* [PROMPT]: Please output the records below in full, exactly as given, but without the images.

* [EXERCISE MATERIALS]:
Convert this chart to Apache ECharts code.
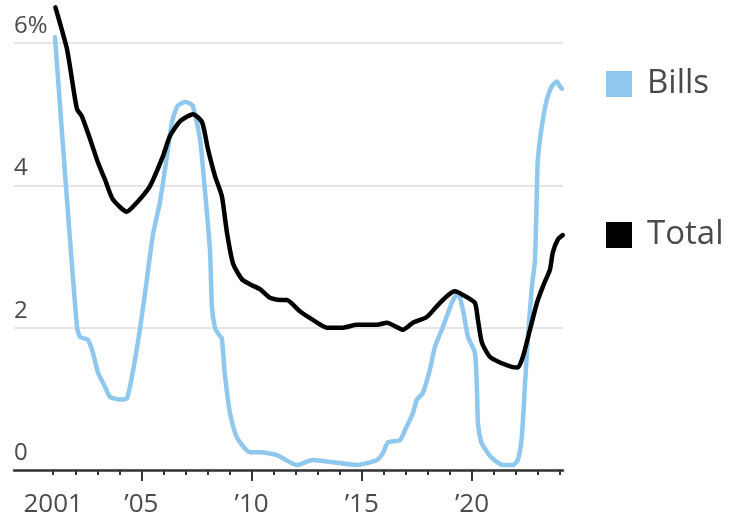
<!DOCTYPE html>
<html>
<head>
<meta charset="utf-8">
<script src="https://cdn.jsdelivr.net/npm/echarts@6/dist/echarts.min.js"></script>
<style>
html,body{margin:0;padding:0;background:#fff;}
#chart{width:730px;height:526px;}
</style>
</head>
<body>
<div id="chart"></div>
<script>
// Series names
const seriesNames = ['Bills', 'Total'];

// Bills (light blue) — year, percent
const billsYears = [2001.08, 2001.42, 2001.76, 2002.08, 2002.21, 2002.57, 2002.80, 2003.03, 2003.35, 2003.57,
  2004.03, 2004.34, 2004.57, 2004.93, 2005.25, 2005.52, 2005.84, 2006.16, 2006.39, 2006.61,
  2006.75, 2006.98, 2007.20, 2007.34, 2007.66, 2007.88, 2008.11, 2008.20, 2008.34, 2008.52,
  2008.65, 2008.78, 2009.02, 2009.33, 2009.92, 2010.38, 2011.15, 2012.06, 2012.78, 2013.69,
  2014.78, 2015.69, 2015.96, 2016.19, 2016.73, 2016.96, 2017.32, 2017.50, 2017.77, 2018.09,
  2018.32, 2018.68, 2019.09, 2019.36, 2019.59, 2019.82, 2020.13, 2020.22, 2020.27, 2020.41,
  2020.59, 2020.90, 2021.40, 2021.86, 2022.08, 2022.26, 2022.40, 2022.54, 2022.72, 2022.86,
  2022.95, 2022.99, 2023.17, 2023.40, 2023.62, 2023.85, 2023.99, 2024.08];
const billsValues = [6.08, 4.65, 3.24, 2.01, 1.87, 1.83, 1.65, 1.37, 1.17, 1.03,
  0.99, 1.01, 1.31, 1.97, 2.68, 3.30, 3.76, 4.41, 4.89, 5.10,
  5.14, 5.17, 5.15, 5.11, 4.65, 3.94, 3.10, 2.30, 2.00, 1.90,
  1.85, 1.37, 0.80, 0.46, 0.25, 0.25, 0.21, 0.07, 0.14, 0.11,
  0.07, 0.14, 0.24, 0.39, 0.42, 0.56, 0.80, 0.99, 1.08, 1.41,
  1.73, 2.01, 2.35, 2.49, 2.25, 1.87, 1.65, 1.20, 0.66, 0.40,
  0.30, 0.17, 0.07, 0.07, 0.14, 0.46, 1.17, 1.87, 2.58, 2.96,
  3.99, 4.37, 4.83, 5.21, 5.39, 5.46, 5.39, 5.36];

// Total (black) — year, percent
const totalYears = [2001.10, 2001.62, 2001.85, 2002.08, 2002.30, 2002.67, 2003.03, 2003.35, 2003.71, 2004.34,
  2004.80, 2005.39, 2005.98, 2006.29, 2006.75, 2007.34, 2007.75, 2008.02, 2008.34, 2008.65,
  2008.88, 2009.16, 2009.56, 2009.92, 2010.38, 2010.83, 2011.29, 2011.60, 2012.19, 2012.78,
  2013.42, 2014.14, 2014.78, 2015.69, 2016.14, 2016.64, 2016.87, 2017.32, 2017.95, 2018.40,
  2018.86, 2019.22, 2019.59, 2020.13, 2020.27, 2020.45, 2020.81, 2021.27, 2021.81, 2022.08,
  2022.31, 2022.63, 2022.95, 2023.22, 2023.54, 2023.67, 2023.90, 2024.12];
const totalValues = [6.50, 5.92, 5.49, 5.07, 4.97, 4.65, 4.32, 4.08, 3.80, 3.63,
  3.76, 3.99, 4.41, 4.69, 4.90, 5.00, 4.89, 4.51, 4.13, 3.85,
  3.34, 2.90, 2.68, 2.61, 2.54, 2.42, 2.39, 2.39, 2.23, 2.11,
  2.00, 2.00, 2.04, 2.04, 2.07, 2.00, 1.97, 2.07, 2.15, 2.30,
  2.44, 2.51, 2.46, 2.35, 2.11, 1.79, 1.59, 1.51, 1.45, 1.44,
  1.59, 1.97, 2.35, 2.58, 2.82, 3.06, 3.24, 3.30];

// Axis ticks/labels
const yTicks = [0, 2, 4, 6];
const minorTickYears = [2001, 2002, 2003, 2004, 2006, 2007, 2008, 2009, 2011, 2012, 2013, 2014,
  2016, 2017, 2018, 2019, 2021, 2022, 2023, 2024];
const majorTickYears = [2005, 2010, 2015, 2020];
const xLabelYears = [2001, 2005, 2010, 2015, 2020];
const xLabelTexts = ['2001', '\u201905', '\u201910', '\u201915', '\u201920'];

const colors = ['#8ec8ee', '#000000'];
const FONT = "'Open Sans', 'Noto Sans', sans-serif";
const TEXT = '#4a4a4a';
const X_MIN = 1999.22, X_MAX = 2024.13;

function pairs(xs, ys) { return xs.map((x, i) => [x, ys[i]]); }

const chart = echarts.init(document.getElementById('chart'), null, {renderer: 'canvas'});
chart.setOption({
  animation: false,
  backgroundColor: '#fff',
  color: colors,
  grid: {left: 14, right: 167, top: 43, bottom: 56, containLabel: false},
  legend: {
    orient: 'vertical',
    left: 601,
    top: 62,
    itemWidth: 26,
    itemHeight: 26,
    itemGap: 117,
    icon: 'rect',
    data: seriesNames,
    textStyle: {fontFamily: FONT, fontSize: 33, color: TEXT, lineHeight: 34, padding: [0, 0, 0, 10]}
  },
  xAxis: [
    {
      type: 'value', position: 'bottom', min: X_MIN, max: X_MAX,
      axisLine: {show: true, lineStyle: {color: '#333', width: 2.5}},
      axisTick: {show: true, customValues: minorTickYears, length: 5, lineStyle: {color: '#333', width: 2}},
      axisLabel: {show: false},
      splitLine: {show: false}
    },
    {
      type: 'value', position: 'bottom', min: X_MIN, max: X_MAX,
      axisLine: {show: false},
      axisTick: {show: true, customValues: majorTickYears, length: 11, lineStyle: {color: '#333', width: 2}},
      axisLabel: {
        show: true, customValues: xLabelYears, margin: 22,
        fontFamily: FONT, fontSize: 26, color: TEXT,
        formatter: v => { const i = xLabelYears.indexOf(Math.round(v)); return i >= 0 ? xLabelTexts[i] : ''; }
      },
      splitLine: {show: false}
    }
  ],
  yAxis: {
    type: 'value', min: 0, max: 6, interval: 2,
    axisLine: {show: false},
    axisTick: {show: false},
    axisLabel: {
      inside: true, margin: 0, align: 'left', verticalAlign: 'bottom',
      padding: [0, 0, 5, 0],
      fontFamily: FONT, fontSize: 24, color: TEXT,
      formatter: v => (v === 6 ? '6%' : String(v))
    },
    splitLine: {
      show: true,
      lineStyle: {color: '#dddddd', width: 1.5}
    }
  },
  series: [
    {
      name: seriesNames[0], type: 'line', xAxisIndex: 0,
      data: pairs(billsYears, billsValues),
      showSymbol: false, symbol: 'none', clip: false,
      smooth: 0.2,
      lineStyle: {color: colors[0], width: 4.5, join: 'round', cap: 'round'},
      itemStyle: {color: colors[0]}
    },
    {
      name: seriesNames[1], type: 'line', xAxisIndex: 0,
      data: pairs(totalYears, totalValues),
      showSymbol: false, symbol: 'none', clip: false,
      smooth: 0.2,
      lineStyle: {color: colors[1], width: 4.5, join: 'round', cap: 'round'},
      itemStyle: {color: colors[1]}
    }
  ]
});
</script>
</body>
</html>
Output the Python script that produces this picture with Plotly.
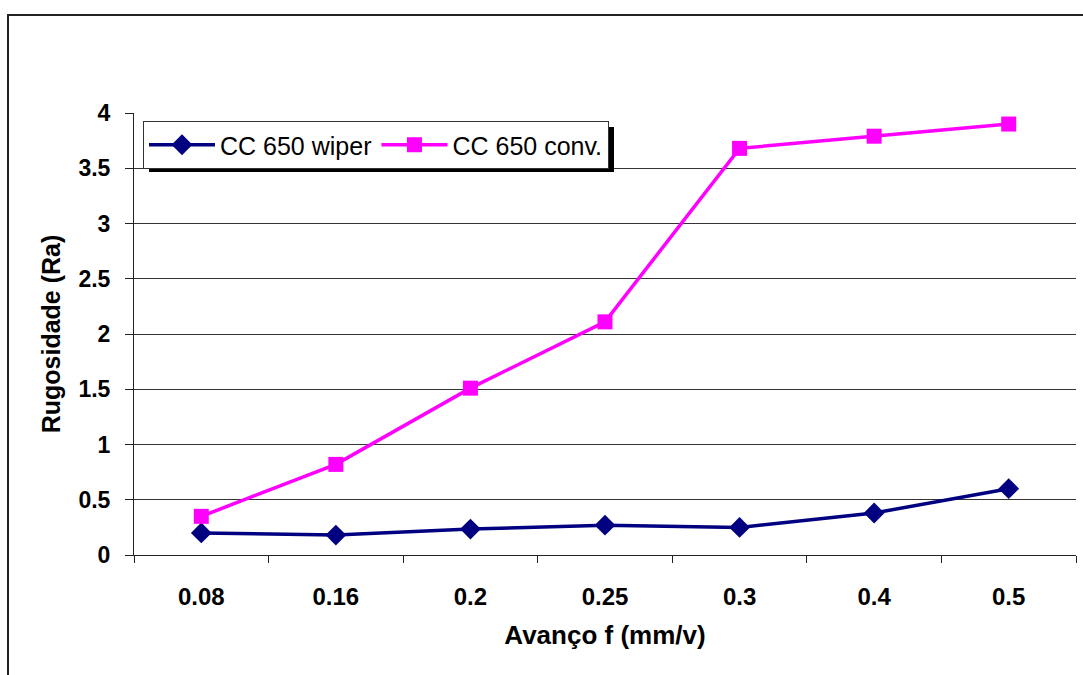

* [OUTPUT OF THE EXERCISE]:
Convert this chart to Apache ECharts code.
<!DOCTYPE html>
<html>
<head>
<meta charset="utf-8">
<script src="https://cdn.jsdelivr.net/npm/echarts@6/dist/echarts.min.js"></script>
<style>
html,body{margin:0;padding:0;background:#fff;}
#chart{width:730px;height:526px;}
</style>
</head>
<body>
<div id="chart"></div>
<script>
// Series names
const seriesNames = ['Bills', 'Total'];

// Bills (light blue) — year, percent
const billsYears = [2001.08, 2001.42, 2001.76, 2002.08, 2002.21, 2002.57, 2002.80, 2003.03, 2003.35, 2003.57,
  2004.03, 2004.34, 2004.57, 2004.93, 2005.25, 2005.52, 2005.84, 2006.16, 2006.39, 2006.61,
  2006.75, 2006.98, 2007.20, 2007.34, 2007.66, 2007.88, 2008.11, 2008.20, 2008.34, 2008.52,
  2008.65, 2008.78, 2009.02, 2009.33, 2009.92, 2010.38, 2011.15, 2012.06, 2012.78, 2013.69,
  2014.78, 2015.69, 2015.96, 2016.19, 2016.73, 2016.96, 2017.32, 2017.50, 2017.77, 2018.09,
  2018.32, 2018.68, 2019.09, 2019.36, 2019.59, 2019.82, 2020.13, 2020.22, 2020.27, 2020.41,
  2020.59, 2020.90, 2021.40, 2021.86, 2022.08, 2022.26, 2022.40, 2022.54, 2022.72, 2022.86,
  2022.95, 2022.99, 2023.17, 2023.40, 2023.62, 2023.85, 2023.99, 2024.08];
const billsValues = [6.08, 4.65, 3.24, 2.01, 1.87, 1.83, 1.65, 1.37, 1.17, 1.03,
  0.99, 1.01, 1.31, 1.97, 2.68, 3.30, 3.76, 4.41, 4.89, 5.10,
  5.14, 5.17, 5.15, 5.11, 4.65, 3.94, 3.10, 2.30, 2.00, 1.90,
  1.85, 1.37, 0.80, 0.46, 0.25, 0.25, 0.21, 0.07, 0.14, 0.11,
  0.07, 0.14, 0.24, 0.39, 0.42, 0.56, 0.80, 0.99, 1.08, 1.41,
  1.73, 2.01, 2.35, 2.49, 2.25, 1.87, 1.65, 1.20, 0.66, 0.40,
  0.30, 0.17, 0.07, 0.07, 0.14, 0.46, 1.17, 1.87, 2.58, 2.96,
  3.99, 4.37, 4.83, 5.21, 5.39, 5.46, 5.39, 5.36];

// Total (black) — year, percent
const totalYears = [2001.10, 2001.62, 2001.85, 2002.08, 2002.30, 2002.67, 2003.03, 2003.35, 2003.71, 2004.34,
  2004.80, 2005.39, 2005.98, 2006.29, 2006.75, 2007.34, 2007.75, 2008.02, 2008.34, 2008.65,
  2008.88, 2009.16, 2009.56, 2009.92, 2010.38, 2010.83, 2011.29, 2011.60, 2012.19, 2012.78,
  2013.42, 2014.14, 2014.78, 2015.69, 2016.14, 2016.64, 2016.87, 2017.32, 2017.95, 2018.40,
  2018.86, 2019.22, 2019.59, 2020.13, 2020.27, 2020.45, 2020.81, 2021.27, 2021.81, 2022.08,
  2022.31, 2022.63, 2022.95, 2023.22, 2023.54, 2023.67, 2023.90, 2024.12];
const totalValues = [6.50, 5.92, 5.49, 5.07, 4.97, 4.65, 4.32, 4.08, 3.80, 3.63,
  3.76, 3.99, 4.41, 4.69, 4.90, 5.00, 4.89, 4.51, 4.13, 3.85,
  3.34, 2.90, 2.68, 2.61, 2.54, 2.42, 2.39, 2.39, 2.23, 2.11,
  2.00, 2.00, 2.04, 2.04, 2.07, 2.00, 1.97, 2.07, 2.15, 2.30,
  2.44, 2.51, 2.46, 2.35, 2.11, 1.79, 1.59, 1.51, 1.45, 1.44,
  1.59, 1.97, 2.35, 2.58, 2.82, 3.06, 3.24, 3.30];

// Axis ticks/labels
const yTicks = [0, 2, 4, 6];
const minorTickYears = [2001, 2002, 2003, 2004, 2006, 2007, 2008, 2009, 2011, 2012, 2013, 2014,
  2016, 2017, 2018, 2019, 2021, 2022, 2023, 2024];
const majorTickYears = [2005, 2010, 2015, 2020];
const xLabelYears = [2001, 2005, 2010, 2015, 2020];
const xLabelTexts = ['2001', '\u201905', '\u201910', '\u201915', '\u201920'];

const colors = ['#8ec8ee', '#000000'];
const FONT = "'Open Sans', 'Noto Sans', sans-serif";
const TEXT = '#4a4a4a';
const X_MIN = 1999.22, X_MAX = 2024.13;

function pairs(xs, ys) { return xs.map((x, i) => [x, ys[i]]); }

const chart = echarts.init(document.getElementById('chart'), null, {renderer: 'canvas'});
chart.setOption({
  animation: false,
  backgroundColor: '#fff',
  color: colors,
  grid: {left: 14, right: 167, top: 43, bottom: 56, containLabel: false},
  legend: {
    orient: 'vertical',
    left: 601,
    top: 62,
    itemWidth: 26,
    itemHeight: 26,
    itemGap: 117,
    icon: 'rect',
    data: seriesNames,
    textStyle: {fontFamily: FONT, fontSize: 33, color: TEXT, lineHeight: 34, padding: [0, 0, 0, 10]}
  },
  xAxis: [
    {
      type: 'value', position: 'bottom', min: X_MIN, max: X_MAX,
      axisLine: {show: true, lineStyle: {color: '#333', width: 2.5}},
      axisTick: {show: true, customValues: minorTickYears, length: 5, lineStyle: {color: '#333', width: 2}},
      axisLabel: {show: false},
      splitLine: {show: false}
    },
    {
      type: 'value', position: 'bottom', min: X_MIN, max: X_MAX,
      axisLine: {show: false},
      axisTick: {show: true, customValues: majorTickYears, length: 11, lineStyle: {color: '#333', width: 2}},
      axisLabel: {
        show: true, customValues: xLabelYears, margin: 22,
        fontFamily: FONT, fontSize: 26, color: TEXT,
        formatter: v => { const i = xLabelYears.indexOf(Math.round(v)); return i >= 0 ? xLabelTexts[i] : ''; }
      },
      splitLine: {show: false}
    }
  ],
  yAxis: {
    type: 'value', min: 0, max: 6, interval: 2,
    axisLine: {show: false},
    axisTick: {show: false},
    axisLabel: {
      inside: true, margin: 0, align: 'left', verticalAlign: 'bottom',
      padding: [0, 0, 5, 0],
      fontFamily: FONT, fontSize: 24, color: TEXT,
      formatter: v => (v === 6 ? '6%' : String(v))
    },
    splitLine: {
      show: true,
      lineStyle: {color: '#dddddd', width: 1.5}
    }
  },
  series: [
    {
      name: seriesNames[0], type: 'line', xAxisIndex: 0,
      data: pairs(billsYears, billsValues),
      showSymbol: false, symbol: 'none', clip: false,
      smooth: 0.2,
      lineStyle: {color: colors[0], width: 4.5, join: 'round', cap: 'round'},
      itemStyle: {color: colors[0]}
    },
    {
      name: seriesNames[1], type: 'line', xAxisIndex: 0,
      data: pairs(totalYears, totalValues),
      showSymbol: false, symbol: 'none', clip: false,
      smooth: 0.2,
      lineStyle: {color: colors[1], width: 4.5, join: 'round', cap: 'round'},
      itemStyle: {color: colors[1]}
    }
  ]
});
</script>
</body>
</html>
Output the Python script that produces this picture with Plotly.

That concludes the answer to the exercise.